Putin's jabs strike home
Vladimir Putin threw his fellow president a lifeline this week. But while President Obama is still coming up for air, the Russian presses home his advantage by delivering a stern lecture on the dangers of going swimming in dark and dangerous waters.
Mr Putin's opinion piece in the New York Times is a savage dissection of Mr Obama's argument for military action against Syria.
It underlines an irony in their often poor relationship.
The bare-chested, horse-riding, tiger-hunting, martial arts expert seems an unlikely peacenik. Indeed he's almost an ideal model for a certain type of hyper-active, interventionist American president, reeking of the Wild West.
The actual US president, on the other hand, agonising and reflective, a one-time campaigner against nuclear weapons and the Iraq conflict, seems a very a reluctant warrior.
In the article, Mr Putin repeats the argument that the chemical attack could be the work of rebels. He says that a strike could help terrorists.
This is familiar. But the heart of his case seems designed to wound Mr Obama, the former law professor.
He writes: "We are not protecting the Syrian government, but international law."

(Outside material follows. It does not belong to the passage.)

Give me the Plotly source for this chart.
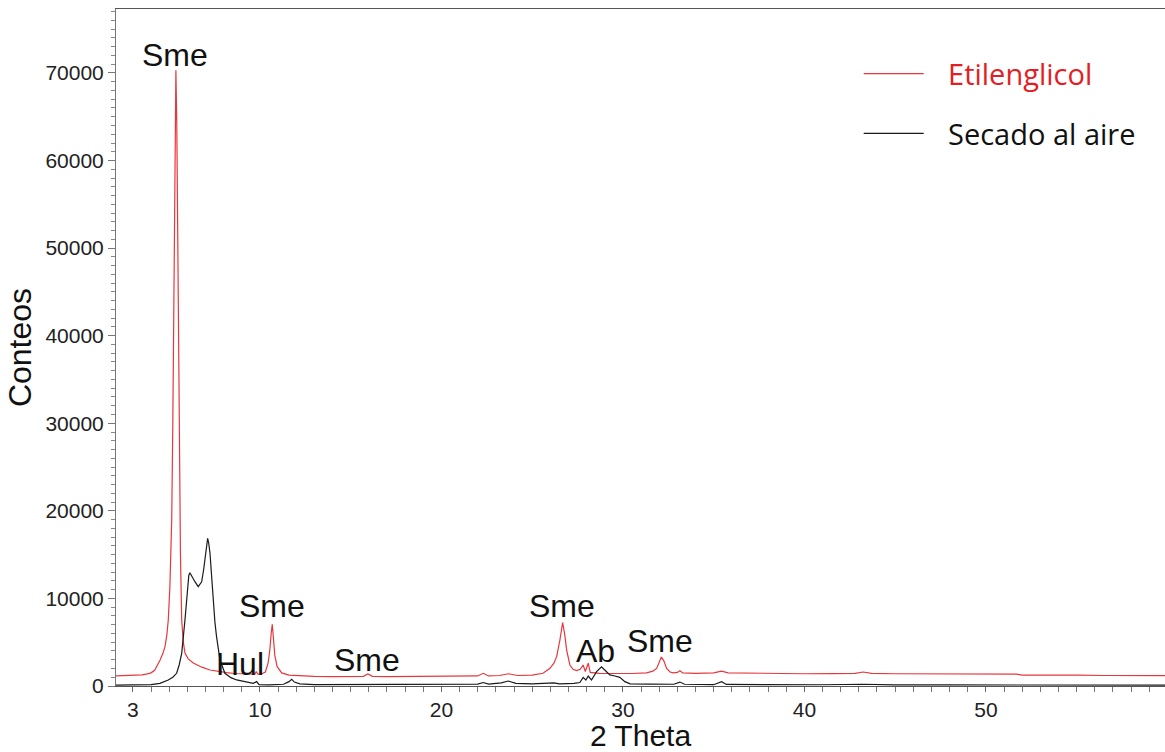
import plotly.graph_objects as go

# ---- Data (2 Theta vs counts) ----
eg_theta = [2.07, 2.5, 3.0, 3.5, 3.8, 4.0, 4.2, 4.31, 4.5, 4.65, 4.77, 4.87, 4.95, 5.04, 5.10, 5.14,
            5.20, 5.27, 5.33, 5.37, 5.42, 5.47, 5.52, 5.57, 5.62, 5.69, 5.78, 5.87, 6.05, 6.33, 6.8,
            7.25, 7.7, 8.17, 8.6, 9.06, 9.5, 9.72, 9.8, 9.88, 10.05, 10.3, 10.45, 10.55, 10.62, 10.68,
            10.74, 10.82, 10.95, 11.2, 11.6, 12.2, 13.0, 14.0, 15.0, 15.7, 15.95, 16.2, 17.0, 18.0,
            19.0, 20.0, 21.0, 22.0, 22.3, 22.6, 23.2, 23.7, 24.2, 25.0, 25.6, 25.98, 26.2, 26.35,
            26.53, 26.68, 26.8, 26.9, 27.08, 27.25, 27.45, 27.65, 27.81, 27.93, 28.09, 28.2, 28.7,
            29.5, 30.5, 31.3, 31.65, 31.86, 32.0, 32.12, 32.25, 32.41, 32.6, 32.77, 33.0, 33.14,
            33.3, 34.0, 35.0, 35.44, 35.8, 37.0, 38.5, 40.0, 41.5, 42.8, 43.24, 43.7, 45.0, 47.0,
            49.0, 50.5, 51.7, 52.0, 53.5, 55.0, 56.5, 58.0, 59.87]
eg_counts = [1150, 1180, 1230, 1280, 1380, 1500, 1800, 2200, 2970, 3700, 4490, 5800, 7540, 11340, 15000, 19000,
             30000, 48000, 64000, 70300, 64000, 50000, 35000, 23000, 15200, 7540, 5000, 3770, 3100, 2630, 2150,
             1830, 1650, 1520, 1430, 1370, 1320, 1350, 1650, 1350, 1350, 1600, 2600, 4200, 6000, 7050,
             5600, 3500, 2200, 1500, 1250, 1150, 1100, 1080, 1080, 1100, 1380, 1100, 1060, 1070,
             1090, 1100, 1120, 1150, 1450, 1150, 1200, 1400, 1200, 1250, 1450, 2020, 2600, 3350,
             5250, 7250, 5800, 4100, 2400, 1900, 1750, 1900, 2400, 1650, 2600, 1550, 1450,
             1420, 1430, 1500, 1700, 2000, 2700, 3300, 2900, 2000, 1600, 1500, 1550, 1750,
             1500, 1450, 1500, 1700, 1500, 1450, 1400, 1400, 1420, 1450, 1600, 1450, 1400, 1400,
             1380, 1370, 1350, 1250, 1270, 1250, 1200, 1200, 1180]

air_theta = [2.07, 3.0, 4.0, 4.49, 4.75, 4.95, 5.2, 5.41, 5.55, 5.69, 5.87, 6.0, 6.08, 6.14, 6.25, 6.42,
             6.6, 6.79, 6.9, 6.97, 7.05, 7.12, 7.18, 7.25, 7.34, 7.43, 7.52, 7.61, 7.7, 7.8, 8.07,
             8.4, 8.72, 9.2, 9.63, 9.82, 9.95, 10.5, 11.3, 11.6, 11.75, 11.9, 12.2, 13.0, 15.0, 16.0,
             18.0, 20.0, 22.0, 22.3, 22.6, 23.3, 23.68, 24.1, 25.0, 26.2, 26.5, 27.3, 27.63, 27.81,
             27.96, 28.09, 28.27, 28.55, 28.82, 29.0, 29.28, 29.56, 29.83, 30.11, 30.4, 31.5, 32.8,
             33.14, 33.4, 35.0, 35.44, 35.7, 38.0, 41.0, 43.2, 45.0, 48.0, 51.0, 54.0, 57.0, 59.87]
air_counts = [100, 110, 150, 300, 480, 690, 1000, 1450, 2400, 3730, 7540, 11340, 12600, 12940, 12500, 11910,
              11340, 11900, 13300, 14390, 16000, 16860, 16300, 15150, 12500, 9440, 7300, 5630, 4200, 2970, 1450,
              950, 690, 450, 300, 500, 150, 120, 200, 500, 760, 450, 250, 150, 150, 180,
              160, 200, 220, 400, 220, 350, 570, 300, 250, 350, 250, 300, 400, 990,
              690, 1140, 690, 1640, 2200, 1830, 1260, 1140, 990, 500, 250, 220, 200,
              450, 200, 150, 500, 180, 140, 140, 200, 130, 120, 130, 110, 100, 100]

GAP = "\u2002\u2009"
series_names = [GAP + "<span style='color:#e31e24'>Etilenglicol</span>", GAP + "Secado al aire"]
series_colors = ["#e8373c", "#1a1a1a"]

peak_labels = ["Sme", "Sme", "Hul", "Sme", "Sme", "Ab", "Sme"]
peak_theta = [5.32, 10.66, 8.9, 15.9, 26.64, 28.5, 32.04]
peak_counts = [72000, 9100, 2500, 2950, 9100, 3950, 5150]

x_tickvals = [3, 10, 20, 30, 40, 50]

fig = go.Figure()
fig.add_trace(go.Scatter(x=eg_theta, y=eg_counts, mode="lines", name=series_names[0],
                         line=dict(color=series_colors[0], width=1.2), legendgroup="a"))
fig.add_trace(go.Scatter(x=air_theta, y=air_counts, mode="lines", name=series_names[1],
                         line=dict(color=series_colors[1], width=1.2), legendgroup="b"))

for lab, tx, ty in zip(peak_labels, peak_theta, peak_counts):
    fig.add_annotation(x=tx, y=ty, text=lab, showarrow=False, xanchor="center", yanchor="middle",
                       font=dict(family="Liberation Sans, Arial", size=32, color="#111"))

fig.update_layout(
    width=1165, height=752,
    margin=dict(l=116, r=0, t=9, b=66),
    plot_bgcolor="white", paper_bgcolor="white",
    showlegend=True,
    legend=dict(x=0.708, y=0.942, xanchor="left", yanchor="top", bgcolor="rgba(0,0,0,0)",
                font=dict(family="Open Sans", size=29, color="#111"), itemwidth=60,
                tracegroupgap=19, traceorder="grouped"),
    font=dict(family="Liberation Sans, Arial", color="#222"),
)

fig.update_xaxes(
    range=[2.07, 59.87], tickmode="array", tickvals=x_tickvals, ticktext=[str(v) for v in x_tickvals],
    ticks="outside", ticklen=5, tickcolor="#666", tickfont=dict(size=21, color="#222"),
    showline=True, linecolor="#555", linewidth=1, mirror=True, showgrid=False, zeroline=False,
    minor=dict(tickmode="linear", tick0=0, dtick=1, ticks="outside", ticklen=5, tickcolor="#777"),
    title=dict(text="2 Theta", font=dict(size=30, color="#111"), standoff=11),
)
fig.update_yaxes(
    range=[0, 77300], tickmode="linear", tick0=0, dtick=10000, tickformat="d",
    ticks="outside", ticklen=7, tickcolor="#777", tickfont=dict(size=21, color="#222"),
    showline=True, linecolor="#777", linewidth=1, showgrid=False, zeroline=False,
    minor=dict(tickmode="linear", tick0=0, dtick=1000, ticks="outside", ticklen=4, tickcolor="#888"),
    title=dict(text="Conteos", font=dict(size=32, color="#111"), standoff=4),
)

fig.write_html("out.html")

He points out: "Under current international law, force is permitted only in self-defence or by the decision of the Security Council."

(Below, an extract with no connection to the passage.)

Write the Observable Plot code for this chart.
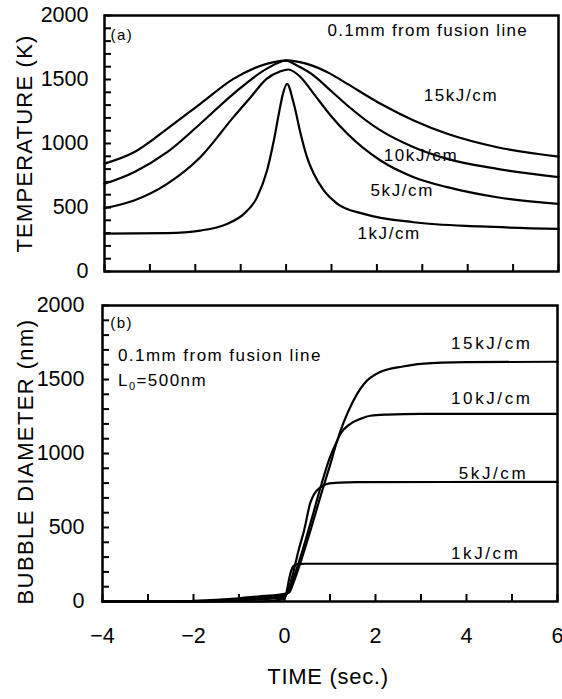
<!DOCTYPE html>
<html><head><meta charset="utf-8">
<script src="https://cdn.jsdelivr.net/npm/d3@7"></script>
<script src="https://cdn.jsdelivr.net/npm/@observablehq/plot@0.6"></script>
<style>
html,body{margin:0;padding:0;background:#fff;}
#chart{width:562px;height:699px;overflow:hidden;}
#chart svg{display:block;}
</style></head><body><div id="chart"></div>
<script>
// ---------- data ----------
const seriesNames = ["1kJ/cm", "5kJ/cm", "10kJ/cm", "15kJ/cm"];

// (a) temperature [time (s), K]
const temp1kJ = [[-4,296],[-2.62,300],[-1.89,320],[-1.3,372],[-0.93,450],[-0.64,580],[-0.42,789],[-0.27,1023],[-0.16,1232],[-0.07,1388],[0.02,1466],[0.17,1310],[0.32,1076],[0.46,893],[0.61,763],[0.83,633],[1.13,529],[1.71,450],[2.81,385],[4.28,352],[6,333]];
const temp5kJ = [[-4,495],[-3.35,555],[-2.62,685],[-1.89,893],[-1.16,1206],[-0.78,1362],[-0.43,1505],[-0.12,1565],[0.05,1578],[0.32,1518],[0.61,1388],[0.98,1219],[1.35,1076],[2.08,867],[2.81,737],[3.55,659],[4.65,580],[6,529]];
const temp10kJ = [[-4,685],[-3.35,776],[-2.62,932],[-1.89,1154],[-1.16,1388],[-0.43,1583],[0,1648],[0.24,1609],[0.61,1531],[0.98,1414],[1.35,1297],[2.08,1102],[2.81,971],[3.55,880],[4.65,802],[6,737]];
const temp15kJ = [[-4,843],[-3.35,932],[-2.62,1115],[-1.89,1310],[-1.16,1505],[-0.43,1622],[0.02,1650],[0.46,1622],[0.98,1544],[1.35,1466],[2.08,1310],[2.81,1180],[3.55,1076],[4.65,971],[6,898]];

// (b) bubble diameter [time (s), nm]
const bub1kJ = [[-4,0],[-0.5,0],[0,18],[0.05,70],[0.1,150],[0.15,210],[0.2,240],[0.3,252],[0.45,255],[6,255]];
const bub5kJ = [[-4,0],[-1.5,0],[-1,8],[0,30],[0.1,100],[0.2,205],[0.3,335],[0.43,480],[0.57,670],[0.66,730],[0.79,772],[0.94,795],[1.2,803],[1.6,806],[6,808]];
const bub10kJ = [[-4,0],[-2,0],[-1,15],[-0.5,27],[0,40],[0.1,75],[0.2,160],[0.4,350],[0.6,560],[0.8,780],[1.0,975],[1.16,1088],[1.23,1133],[1.45,1200],[1.67,1234],[1.89,1255],[2.26,1263],[3,1268],[6,1268]];
const bub15kJ = [[-4,0],[-2.5,0],[-2,4],[-1,22],[-0.5,36],[0,52],[0.1,60],[0.2,130],[0.4,310],[0.6,510],[0.8,720],[1.0,920],[1.16,1088],[1.3,1210],[1.48,1336],[1.75,1471],[2.1,1550],[2.6,1588],[3.0,1606],[4,1617],[6,1620]];

const xTicks = [-4,-3,-2,-1,0,1,2,3,4,5,6];
const xTickLabels = [-4,-2,0,2,4,6];
const yMinorTicks = d3.range(0, 2001, 100);
const yTickLabels = [0, 500, 1000, 1500, 2000];

const titleA = "TEMPERATURE (K)";
const titleB = "BUBBLE DIAMETER (nm)";
const titleX = "TIME (sec.)";
const noteText = "0.1mm from fusion line";
const noteL0 = "L0=500nm";

// annotation anchors (data coords)
const labelsA = [
  {text: "(a)", t: -3.87, v: 1844, kind: "tag"},
  {text: noteText, t: 0.91, v: 1883, kind: "note"},
  {text: "15kJ/cm", t: 3.03, v: 1375, kind: "kj"},
  {text: "10kJ/cm", t: 2.15, v: 906, kind: "kj"},
  {text: "5kJ/cm", t: 1.86, v: 633, kind: "kj"},
  {text: "1kJ/cm", t: 1.57, v: 297, kind: "kj"}
];
const labelsB = [
  {text: "(b)", t: -3.83, v: 1878, kind: "tag"},
  {text: noteText, t: -3.66, v: 1662, kind: "note"},
  {text: noteL0, t: -3.66, v: 1493, kind: "note"},
  {text: "15kJ/cm", t: 3.66, v: 1743, kind: "kj"},
  {text: "10kJ/cm", t: 3.66, v: 1372, kind: "kj"},
  {text: "5kJ/cm", t: 3.83, v: 865, kind: "kj"},
  {text: "1kJ/cm", t: 3.66, v: 324, kind: "kj"}
];

// ---------- build tables ----------
const toRows = (arrs) => arrs.flatMap((arr, i) => arr.map(([t, v]) => ({series: seriesNames[i], t, v})));
const tempRows = toRows([temp1kJ, temp5kJ, temp10kJ, temp15kJ]);
const bubRows = toRows([bub1kJ, bub5kJ, bub10kJ, bub15kJ]);

const fontFamily = "'Liberation Sans', Arial, Helvetica, sans-serif";
const fmt = d => d < 0 ? "\u2212" + (-d) : String(d);

function panel({rows, labels, height, marginTop, marginBottom, marginLeft, marginRight, title, titleDx, titleDy, titlePad, withX}) {
  const marks = [
    Plot.axisX({ticks: xTicks, tickSize: -7, tickFormat: () => "", label: null, strokeWidth: 2}),
    Plot.axisY({ticks: yMinorTicks, tickSize: -7, tickFormat: () => "", label: null, strokeWidth: 2}),
    Plot.axisY({ticks: yTickLabels, tickSize: 0, tickPadding: titlePad, fontSize: 21.5, label: null, tickFormat: fmt}),
    Plot.line(rows, {x: "t", y: "v", z: "series", stroke: "#000", strokeWidth: 2.2, curve: "monotone-x"}),
    Plot.frame({stroke: "#000", strokeWidth: 2.5}),
    Plot.text(labels.filter(d => d.kind !== "tag"), {x: "t", y: "v", text: "text", textAnchor: "start", fontSize: 17, fill: "#000"}),
    Plot.text(labels.filter(d => d.kind === "tag"), {x: "t", y: "v", text: "text", textAnchor: "start", fontSize: 15, fill: "#000"}),
    Plot.text([title], {frameAnchor: "left", textAnchor: "middle", lineAnchor: "middle", rotate: -90, dx: titleDx, dy: titleDy, text: d => d, fontSize: 22, fill: "#000"})
  ];
  if (withX) {
    marks.push(Plot.axisX({ticks: xTickLabels, tickSize: 0, tickPadding: 26, fontSize: 21.5, label: null, tickFormat: fmt}));
    marks.push(Plot.text([titleX], {frameAnchor: "bottom", textAnchor: "middle", dy: 82, dx: -2, text: d => d, fontSize: 22, fill: "#000"}));
  }
  return Plot.plot({
    width: 562, height, marginTop, marginBottom, marginLeft, marginRight,
    style: {fontFamily, background: "#fff", color: "#000"},
    x: {domain: [-4, 6]},
    y: {domain: [0, 2000]},
    marks
  });
}

const svgA = panel({rows: tempRows, labels: labelsA, height: 290, marginTop: 15, marginBottom: 19, marginLeft: 104, marginRight: 4, title: titleA, titleDx: -80, titleDy: 0, titlePad: 16, withX: false});
const svgB = panel({rows: bubRows, labels: labelsB, height: 409, marginTop: 15, marginBottom: 98, marginLeft: 102, marginRight: 5, title: titleB, titleDx: -77, titleDy: 8, titlePad: 18, withX: true});

const chart = document.getElementById("chart");
chart.appendChild(svgA);
chart.appendChild(svgB);

// letter spacing by text content (the original typesetting is wide)
function styleTexts(svg, spacingFor) {
  svg.querySelectorAll("text").forEach(t => {
    const s = t.textContent.trim();
    const ls = spacingFor(s);
    if (ls != null) t.setAttribute("letter-spacing", ls);
  });
}
const kjSet = new Set(seriesNames);
styleTexts(svgA, s => kjSet.has(s) ? 1.6 : s === noteText ? 1.3 : s === "(a)" ? 1.5 : s === titleA ? 1.2 : null);
styleTexts(svgB, s => kjSet.has(s) ? 2.6 : (s === noteText || s === noteL0) ? 1.45 : s === "(b)" ? 1.5 : s === titleB ? 1.4 : s === titleX ? 0.7 : null);

// subscript for L0
svgB.querySelectorAll("text").forEach(t => {
  if (t.textContent.trim() === noteL0) {
    const ns = "http://www.w3.org/2000/svg";
    while (t.firstChild) t.removeChild(t.firstChild);
    const a = document.createElementNS(ns, "tspan"); a.textContent = "L";
    const b = document.createElementNS(ns, "tspan"); b.textContent = "0"; b.setAttribute("font-size", "11"); b.setAttribute("dy", "4");
    const c = document.createElementNS(ns, "tspan"); c.textContent = "=500nm"; c.setAttribute("dy", "-4");
    t.appendChild(a); t.appendChild(b); t.appendChild(c);
  }
});
</script></body></html>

He argues that America's actions encourage countries like Iran to seek nuclear weapons.
"If you cannot count on international law, then you must find other ways to ensure your security," he writes.
His conclusion, which may raise eyes at home, goes: "The law is still the law, and we must follow it whether we like it or not."
Hypocritical? Perhaps. But still, ouch.
Mr Putin says his relationship with Mr Obama is marked by "growing trust". This article hardly seems likely to encourage the blooming of that tender fruit. It is more likely to make it wither on the vine.
But he presses home the attack.
Mr Putin is most pointed when he directly addresses America's role in the world - saying it is alarming that US military intervention has become commonplace.
He says that force has proved ineffective and pointless in Afghanistan and Iraq. Millions of people around the world, he continues, see America not as a role model but as "relying solely on brute force, cobbling coalitions together under the slogan 'you're either with us or against us.'"
Then another jab.
Mr Obama has got into trouble in the past at home for being insufficiently deferential towards the notion of American exceptionalism, the doctrine that the US has not just a unique role in the world, but an ordained mission as a beacon of democracy and human rights.
Mr Obama did nod towards this in his speech to the nation, and Mr Putin admonishes him.
"It is extremely dangerous to encourage people to see themselves as exceptional, whatever the motivation."